New Demons is the fourth studio album by American electronicore band I See Stars, released on October 22, 2013 through Sumerian Records. The album was originally set for release on August 13, before being pushed back to September 17, and again to October 22 for unknown reasons. The album marks a progression of the sound in their previous album Digital Renegade, with Zach Johnson having a much bigger vocal role, as well as having a much more prominent EDM sound. The song "Violent Bounce" was the first single to be released. It was uploaded to YouTube via the Sumerian Records channel. "Murder Mitten" and the title track, "New Demons", were to follow. The band did performances of the song "Ten Thousand Feet" to give fans a taste of what is going to be on the rest of the album before its release.
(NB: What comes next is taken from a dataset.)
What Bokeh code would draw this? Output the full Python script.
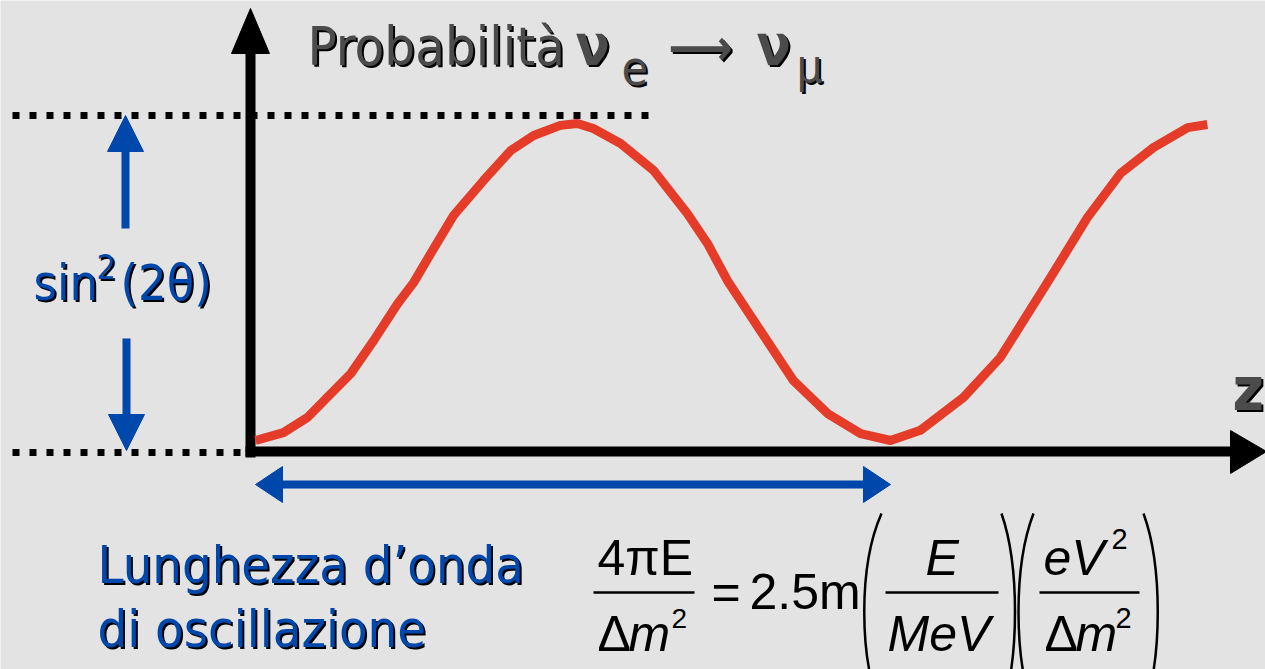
from bokeh.plotting import figure
from bokeh.models import Range1d
from bokeh.core.properties import value
from bokeh.embed import file_html
from bokeh.resources import INLINE

# Oscillation curve: distance in units of the oscillation length,
# probability in units of the amplitude sin^2(2θ)
distance = [0.000, 0.044, 0.082, 0.113, 0.150, 0.186, 0.224, 0.249, 0.276,
            0.312, 0.359, 0.402, 0.438, 0.480, 0.507, 0.532, 0.575, 0.627,
            0.680, 0.712, 0.743, 0.795, 0.847, 0.901, 0.953, 1.000, 1.047,
            1.115, 1.173, 1.247, 1.310, 1.362, 1.414, 1.468, 1.499]
probability = [0.000, 0.025, 0.073, 0.136, 0.211, 0.315, 0.432, 0.498, 0.590,
               0.710, 0.820, 0.915, 0.962, 0.994, 1.000, 0.984, 0.937, 0.852,
               0.716, 0.621, 0.505, 0.347, 0.189, 0.085, 0.022, 0.000, 0.032,
               0.136, 0.262, 0.498, 0.703, 0.842, 0.924, 0.987, 0.997]

title_word = "Probabilità"
nu = "ν"
flavour_from = "e"
flavour_to = "μ"
amplitude_label = ("sin", "2", "(2θ)")
length_label = ["Lunghezza d’onda", "di oscillazione"]
axis_label = "z"

W, H = 1265, 669
BG = "#E3E3E3"
RED = "#E43C28"
BLUE = "#0047AB"
GRAY = "#4B4B4B"
SANS = "DejaVu Sans Condensed"
MATH = "Liberation Sans"

# page layout: the curve origin and the pixel size of one wavelength / unit amplitude
OX, OY = 255, 440
LAM, AMP = 635.0, 317.0
# the text glyph sits its line box a little low; lift by this fraction of the font size
LIFT = 0.36


def X(px):
    return (px - OX) / LAM


def Y(py):
    return (OY - py) / AMP


p = figure(width=W, height=H, x_range=Range1d(X(0), X(W)), y_range=Range1d(Y(H), Y(0)),
           output_backend="svg", toolbar_location=None, min_border=0,
           x_axis_location=None, y_axis_location=None,
           background_fill_color=BG, border_fill_color=BG, outline_line_color=None)
p.grid.visible = False


def seg(x0, y0, x1, y1, color, width, dash="solid"):
    p.line([X(x0), X(x1)], [Y(y0), Y(y1)], line_color=color, line_width=width,
           line_dash=dash, line_cap="butt")


def tri(pts, color):
    p.patch([X(a) for a, _ in pts], [Y(b) for _, b in pts], fill_color=color,
            line_color=color, line_width=1)


def label(px, py, s, size, color, font=SANS, style="normal", shadow=None, align="left"):
    py = py - LIFT * size
    if shadow:
        p.text([X(px + 2)], [Y(py + 2)], text=[s], text_color=shadow,
               text_font=value(font), text_font_size=f"{size}px",
               text_font_style=style, text_baseline="alphabetic", text_align=align)
    p.text([X(px)], [Y(py)], text=[s], text_color=color, text_font=value(font),
           text_font_size=f"{size}px", text_font_style=style,
           text_baseline="alphabetic", text_align=align)


# dotted reference levels for the amplitude
seg(12, 115, 652, 115, "black", 7, "7 10")
seg(12, 452, 246, 452, "black", 7, "7 10")

# axes with arrowheads
seg(250, 457, 250, 50, "black", 10)
tri([(250, 8), (231, 53), (269, 53)], "black")
seg(245, 451, 1232, 451, "black", 10)
tri([(1266, 451), (1230, 430), (1230, 473)], "black")

# oscillation probability
p.line(distance, probability, line_color=RED, line_width=9, line_join="round")

# amplitude arrows
seg(125, 228, 125, 148, BLUE, 8)
tri([(125, 115), (107, 151), (143, 151)], BLUE)
seg(126, 338, 126, 417, BLUE, 8)
tri([(126, 450), (108, 414), (144, 414)], BLUE)

# wavelength double arrow
seg(280, 484, 865, 484, BLUE, 8)
tri([(255, 484), (282, 466), (282, 502)], BLUE)
tri([(890, 484), (863, 466), (863, 502)], BLUE)

# title
label(307, 65, title_word, 54, GRAY, shadow="black")
label(575, 65, nu, 56, GRAY, shadow="black", style="bold")
label(621, 84, flavour_from, 48, GRAY, shadow="black")
label(668, 65, "⟶", 50, GRAY, shadow="black", style="bold")
label(756, 65, nu, 56, GRAY, shadow="black", style="bold")
label(796, 82, flavour_to, 46, GRAY, shadow="black")

# axis name
label(1232, 410, axis_label, 60, GRAY, shadow="black", style="bold")

# amplitude label
label(33, 300, amplitude_label[0], 50, BLUE, shadow="black")
label(96, 278, amplitude_label[1], 34, BLUE, shadow="black")
label(120, 300, amplitude_label[2], 50, BLUE, shadow="black")

# wavelength label
label(97, 583, length_label[0], 52, BLUE, shadow="black")
label(97, 647, length_label[1], 52, BLUE, shadow="black")

# oscillation length formula
label(597, 575, "4πE", 50, "black", MATH)
seg(593, 592, 694, 592, "black", 2.5)
label(597, 651, "Δ", 50, "black", MATH)
label(628, 651, "m", 50, "black", MATH, "italic")
label(671, 628, "2", 28, "black", MATH)
label(711, 609, "=", 50, "black", MATH)
label(749, 609, "2.5m", 50, "black", MATH)

label(925, 575, "E", 50, "black", MATH, "italic")
seg(885, 592, 998, 592, "black", 2.5)
label(887, 651, "MeV", 50, "black", MATH, "italic")

label(1043, 575, "eV", 50, "black", MATH, "italic")
label(1111, 549, "2", 29, "black", MATH)
seg(1039, 592, 1139, 592, "black", 2.5)
label(1044, 651, "Δ", 50, "black", MATH)
label(1075, 651, "m", 50, "black", MATH, "italic")
label(1115, 628, "2", 29, "black", MATH)

# tall brackets around the two unit ratios
for x_end, x_mid in [(881, 858), (1001, 1019), (1033, 1013), (1143, 1162)]:
    p.bezier(x0=[X(x_end)], y0=[Y(513)], x1=[X(x_end)], y1=[Y(710)],
             cx0=[X(x_mid)], cy0=[Y(565)], cx1=[X(x_mid)], cy1=[Y(658)],
             line_color="black", line_width=2.5)

open("out.html", "w").write(file_html(p, INLINE))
Klayton of Celldweller, Mutrix, and Razihel all provided additional programming for some of the tracks.

It is the final album to feature unclean vocalist/keyboardist Zach Johnson and rhythm guitarist Jimmy Gregerson before they were dismissed from the band in June 2015.

Background
The album had been worked on by the band immediately after their previous album, Digital Renegade, was finished. The song "Ten Thousand Feet" was the only song played from the album before it was released.

The song "Violent Bounce" was released as the first single from the album several months before the album release date, accompanied by a lyric video. The song "Murder Mitten" is written about brothers Devin and Andrew Oliver's relationship with their mother, who was an alcoholic during their childhood.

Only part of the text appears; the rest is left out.